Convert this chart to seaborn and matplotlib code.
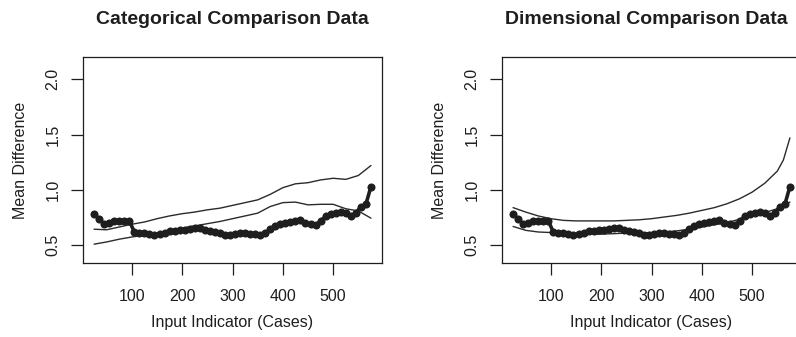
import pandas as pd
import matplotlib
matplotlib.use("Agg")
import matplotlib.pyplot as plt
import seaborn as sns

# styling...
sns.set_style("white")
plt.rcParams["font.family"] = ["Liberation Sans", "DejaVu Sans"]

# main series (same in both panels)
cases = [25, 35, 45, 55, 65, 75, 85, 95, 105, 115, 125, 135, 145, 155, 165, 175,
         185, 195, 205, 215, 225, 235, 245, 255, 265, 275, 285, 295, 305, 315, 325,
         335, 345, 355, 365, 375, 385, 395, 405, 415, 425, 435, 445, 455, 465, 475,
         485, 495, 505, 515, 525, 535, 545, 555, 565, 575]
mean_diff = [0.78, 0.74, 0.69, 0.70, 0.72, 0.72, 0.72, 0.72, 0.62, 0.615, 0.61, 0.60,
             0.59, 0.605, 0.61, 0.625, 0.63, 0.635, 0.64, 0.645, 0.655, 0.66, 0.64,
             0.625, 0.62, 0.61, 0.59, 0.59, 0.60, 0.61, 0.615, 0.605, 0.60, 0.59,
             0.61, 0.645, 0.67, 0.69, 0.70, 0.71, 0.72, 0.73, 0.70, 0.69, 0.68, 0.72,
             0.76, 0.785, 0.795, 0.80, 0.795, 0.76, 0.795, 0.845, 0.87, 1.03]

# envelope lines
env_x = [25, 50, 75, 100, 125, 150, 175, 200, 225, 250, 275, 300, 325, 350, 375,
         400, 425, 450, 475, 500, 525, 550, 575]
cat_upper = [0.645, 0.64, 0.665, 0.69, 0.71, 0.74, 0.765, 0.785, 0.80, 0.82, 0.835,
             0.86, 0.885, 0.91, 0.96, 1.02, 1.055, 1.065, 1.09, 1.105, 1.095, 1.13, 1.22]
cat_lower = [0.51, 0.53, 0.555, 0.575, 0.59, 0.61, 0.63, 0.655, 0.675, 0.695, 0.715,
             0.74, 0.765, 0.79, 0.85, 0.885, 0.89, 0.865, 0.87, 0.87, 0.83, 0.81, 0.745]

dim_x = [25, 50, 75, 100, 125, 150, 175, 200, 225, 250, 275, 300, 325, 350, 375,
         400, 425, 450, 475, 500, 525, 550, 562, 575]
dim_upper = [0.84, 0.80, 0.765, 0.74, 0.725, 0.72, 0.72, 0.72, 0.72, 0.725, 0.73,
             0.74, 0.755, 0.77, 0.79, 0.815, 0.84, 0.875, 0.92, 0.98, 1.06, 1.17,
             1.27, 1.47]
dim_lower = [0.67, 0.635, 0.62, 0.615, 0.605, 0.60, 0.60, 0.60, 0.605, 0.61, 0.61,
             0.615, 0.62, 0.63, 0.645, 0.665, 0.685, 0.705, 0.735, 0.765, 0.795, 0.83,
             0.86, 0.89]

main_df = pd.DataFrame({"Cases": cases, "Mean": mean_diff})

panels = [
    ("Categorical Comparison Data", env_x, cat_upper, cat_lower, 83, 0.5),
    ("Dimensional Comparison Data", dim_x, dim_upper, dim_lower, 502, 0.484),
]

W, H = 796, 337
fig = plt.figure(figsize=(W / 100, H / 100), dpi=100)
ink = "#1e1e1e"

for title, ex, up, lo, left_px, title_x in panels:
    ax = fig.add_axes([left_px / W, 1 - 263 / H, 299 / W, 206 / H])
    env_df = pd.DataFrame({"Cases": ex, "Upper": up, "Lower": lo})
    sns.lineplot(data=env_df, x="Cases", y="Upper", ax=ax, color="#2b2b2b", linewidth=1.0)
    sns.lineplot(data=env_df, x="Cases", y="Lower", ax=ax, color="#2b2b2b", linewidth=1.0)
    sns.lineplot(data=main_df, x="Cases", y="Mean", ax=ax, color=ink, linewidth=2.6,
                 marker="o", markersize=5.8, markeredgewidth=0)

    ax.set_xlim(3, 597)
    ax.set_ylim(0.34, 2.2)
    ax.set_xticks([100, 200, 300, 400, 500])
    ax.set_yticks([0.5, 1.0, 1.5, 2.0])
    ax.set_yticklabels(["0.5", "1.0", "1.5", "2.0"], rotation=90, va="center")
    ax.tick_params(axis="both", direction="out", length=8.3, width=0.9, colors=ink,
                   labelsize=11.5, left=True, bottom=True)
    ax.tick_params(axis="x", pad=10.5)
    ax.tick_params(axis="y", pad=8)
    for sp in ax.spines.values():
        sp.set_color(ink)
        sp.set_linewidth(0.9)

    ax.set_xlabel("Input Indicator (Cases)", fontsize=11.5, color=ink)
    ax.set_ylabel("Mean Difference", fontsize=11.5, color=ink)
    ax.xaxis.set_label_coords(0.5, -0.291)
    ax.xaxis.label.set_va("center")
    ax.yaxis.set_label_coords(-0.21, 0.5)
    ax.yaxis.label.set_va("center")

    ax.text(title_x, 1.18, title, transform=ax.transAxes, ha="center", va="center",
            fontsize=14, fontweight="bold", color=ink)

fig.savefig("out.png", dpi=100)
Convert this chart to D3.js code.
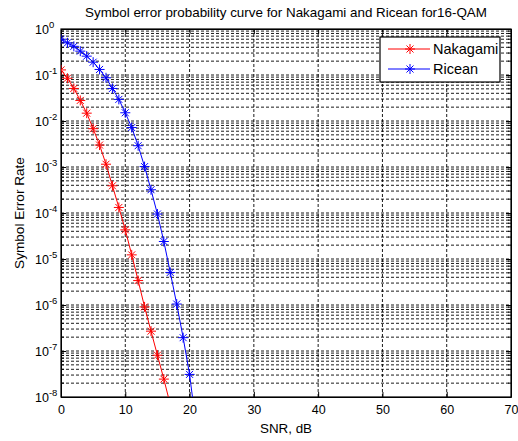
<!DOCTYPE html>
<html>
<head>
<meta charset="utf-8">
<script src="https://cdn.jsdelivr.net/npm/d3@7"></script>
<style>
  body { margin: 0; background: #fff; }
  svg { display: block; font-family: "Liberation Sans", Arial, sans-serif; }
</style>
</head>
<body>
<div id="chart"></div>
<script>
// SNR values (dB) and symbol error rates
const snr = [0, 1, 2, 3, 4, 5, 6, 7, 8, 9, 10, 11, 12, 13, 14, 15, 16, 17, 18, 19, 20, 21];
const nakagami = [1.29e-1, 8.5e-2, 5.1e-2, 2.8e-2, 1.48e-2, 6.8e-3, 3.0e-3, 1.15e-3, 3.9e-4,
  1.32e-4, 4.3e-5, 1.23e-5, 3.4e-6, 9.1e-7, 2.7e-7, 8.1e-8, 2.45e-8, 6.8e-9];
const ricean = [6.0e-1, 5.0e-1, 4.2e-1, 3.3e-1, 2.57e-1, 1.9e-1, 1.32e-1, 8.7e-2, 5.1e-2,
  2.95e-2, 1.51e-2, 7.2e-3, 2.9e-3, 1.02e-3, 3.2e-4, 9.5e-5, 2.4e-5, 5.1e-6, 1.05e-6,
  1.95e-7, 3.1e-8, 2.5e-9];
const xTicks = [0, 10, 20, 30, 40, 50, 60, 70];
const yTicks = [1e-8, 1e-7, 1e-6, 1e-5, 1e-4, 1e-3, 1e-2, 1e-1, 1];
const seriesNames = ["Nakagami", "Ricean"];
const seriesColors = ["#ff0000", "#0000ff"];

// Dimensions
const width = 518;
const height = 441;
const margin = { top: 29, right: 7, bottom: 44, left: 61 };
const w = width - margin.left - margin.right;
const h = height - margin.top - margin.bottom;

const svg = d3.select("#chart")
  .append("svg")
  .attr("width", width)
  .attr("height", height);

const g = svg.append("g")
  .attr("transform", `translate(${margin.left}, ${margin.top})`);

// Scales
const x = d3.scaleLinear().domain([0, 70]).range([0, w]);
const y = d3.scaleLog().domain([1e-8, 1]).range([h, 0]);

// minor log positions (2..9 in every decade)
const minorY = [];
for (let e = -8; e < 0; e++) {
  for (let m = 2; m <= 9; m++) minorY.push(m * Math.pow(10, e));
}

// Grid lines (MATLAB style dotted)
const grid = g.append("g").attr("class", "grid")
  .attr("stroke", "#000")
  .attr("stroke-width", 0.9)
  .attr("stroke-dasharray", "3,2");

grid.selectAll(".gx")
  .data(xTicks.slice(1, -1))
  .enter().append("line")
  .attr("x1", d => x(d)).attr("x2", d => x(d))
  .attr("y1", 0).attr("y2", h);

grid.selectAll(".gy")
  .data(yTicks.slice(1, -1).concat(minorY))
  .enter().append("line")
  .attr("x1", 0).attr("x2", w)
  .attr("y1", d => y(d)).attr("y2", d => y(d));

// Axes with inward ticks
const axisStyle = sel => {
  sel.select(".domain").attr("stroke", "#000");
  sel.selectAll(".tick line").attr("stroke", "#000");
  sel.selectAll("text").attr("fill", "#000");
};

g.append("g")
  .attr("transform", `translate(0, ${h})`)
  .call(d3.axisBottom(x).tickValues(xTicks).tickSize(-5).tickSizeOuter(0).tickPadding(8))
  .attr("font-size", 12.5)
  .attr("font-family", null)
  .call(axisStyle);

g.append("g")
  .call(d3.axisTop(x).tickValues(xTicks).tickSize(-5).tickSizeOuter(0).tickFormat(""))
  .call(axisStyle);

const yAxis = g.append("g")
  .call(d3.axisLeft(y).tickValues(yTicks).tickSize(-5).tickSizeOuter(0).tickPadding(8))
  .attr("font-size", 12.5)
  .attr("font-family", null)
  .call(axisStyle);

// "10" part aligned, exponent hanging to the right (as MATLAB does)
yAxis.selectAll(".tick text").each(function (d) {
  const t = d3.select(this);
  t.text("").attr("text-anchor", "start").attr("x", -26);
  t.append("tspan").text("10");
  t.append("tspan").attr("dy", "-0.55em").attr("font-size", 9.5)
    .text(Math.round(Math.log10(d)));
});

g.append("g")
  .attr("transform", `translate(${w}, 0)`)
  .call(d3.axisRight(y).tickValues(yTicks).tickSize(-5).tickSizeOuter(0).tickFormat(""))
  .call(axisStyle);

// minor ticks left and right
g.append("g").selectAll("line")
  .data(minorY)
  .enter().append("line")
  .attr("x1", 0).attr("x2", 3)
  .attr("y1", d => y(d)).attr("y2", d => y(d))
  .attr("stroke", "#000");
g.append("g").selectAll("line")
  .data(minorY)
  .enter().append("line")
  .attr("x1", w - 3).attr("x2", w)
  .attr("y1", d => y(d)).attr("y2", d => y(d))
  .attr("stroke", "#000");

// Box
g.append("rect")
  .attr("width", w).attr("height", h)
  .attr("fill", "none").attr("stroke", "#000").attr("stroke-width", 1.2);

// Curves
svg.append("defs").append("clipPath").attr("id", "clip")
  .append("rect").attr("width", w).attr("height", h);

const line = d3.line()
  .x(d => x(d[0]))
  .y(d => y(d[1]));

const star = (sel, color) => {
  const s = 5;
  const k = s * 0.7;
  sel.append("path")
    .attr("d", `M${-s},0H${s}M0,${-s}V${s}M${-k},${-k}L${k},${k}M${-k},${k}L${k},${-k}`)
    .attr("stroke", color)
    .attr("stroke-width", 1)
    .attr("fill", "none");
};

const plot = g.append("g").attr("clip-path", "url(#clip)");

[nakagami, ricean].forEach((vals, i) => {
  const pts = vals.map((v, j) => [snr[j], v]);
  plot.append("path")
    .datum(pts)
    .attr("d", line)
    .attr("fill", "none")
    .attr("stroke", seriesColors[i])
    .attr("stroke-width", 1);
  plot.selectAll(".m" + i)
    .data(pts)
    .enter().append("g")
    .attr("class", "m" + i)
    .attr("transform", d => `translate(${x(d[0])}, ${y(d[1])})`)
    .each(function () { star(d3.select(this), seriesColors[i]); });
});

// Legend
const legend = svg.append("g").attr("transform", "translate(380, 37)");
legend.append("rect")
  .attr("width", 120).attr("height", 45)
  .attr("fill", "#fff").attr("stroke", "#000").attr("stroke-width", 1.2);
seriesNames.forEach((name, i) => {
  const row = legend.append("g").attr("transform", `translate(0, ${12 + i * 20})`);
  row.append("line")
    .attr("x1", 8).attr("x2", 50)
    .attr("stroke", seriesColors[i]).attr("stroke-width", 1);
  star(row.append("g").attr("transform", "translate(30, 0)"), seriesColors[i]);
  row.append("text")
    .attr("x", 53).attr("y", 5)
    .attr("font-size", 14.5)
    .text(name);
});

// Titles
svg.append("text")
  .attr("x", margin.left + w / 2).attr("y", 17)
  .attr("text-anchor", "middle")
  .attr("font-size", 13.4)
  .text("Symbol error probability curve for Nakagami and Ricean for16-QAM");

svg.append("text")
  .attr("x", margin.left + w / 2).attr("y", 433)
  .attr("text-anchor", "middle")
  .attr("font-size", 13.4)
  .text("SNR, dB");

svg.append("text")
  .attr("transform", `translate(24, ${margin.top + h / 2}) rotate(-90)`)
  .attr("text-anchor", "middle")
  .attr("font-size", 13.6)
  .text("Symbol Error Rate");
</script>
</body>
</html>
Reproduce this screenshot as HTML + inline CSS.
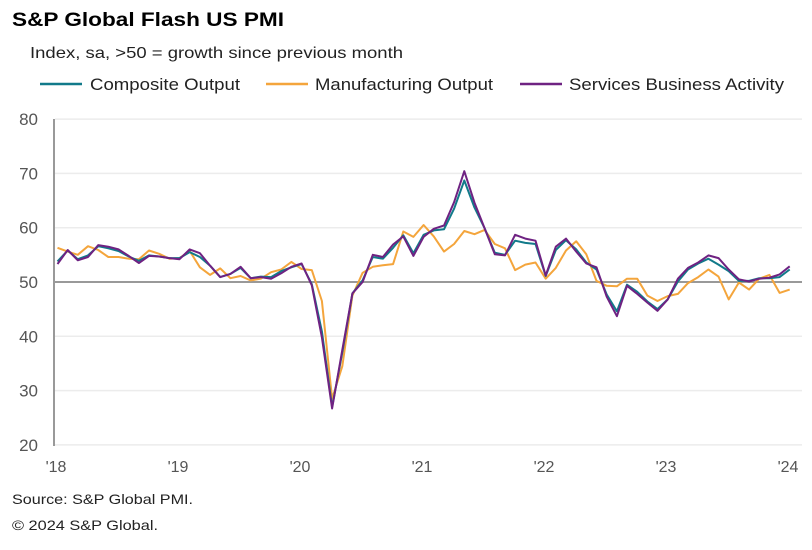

*****

Task description: Gather every line from the listing above in which "seaborn" appears, and copy those lines.

Problem solution:
Convert this chart to seaborn and matplotlib code.
import seaborn as sns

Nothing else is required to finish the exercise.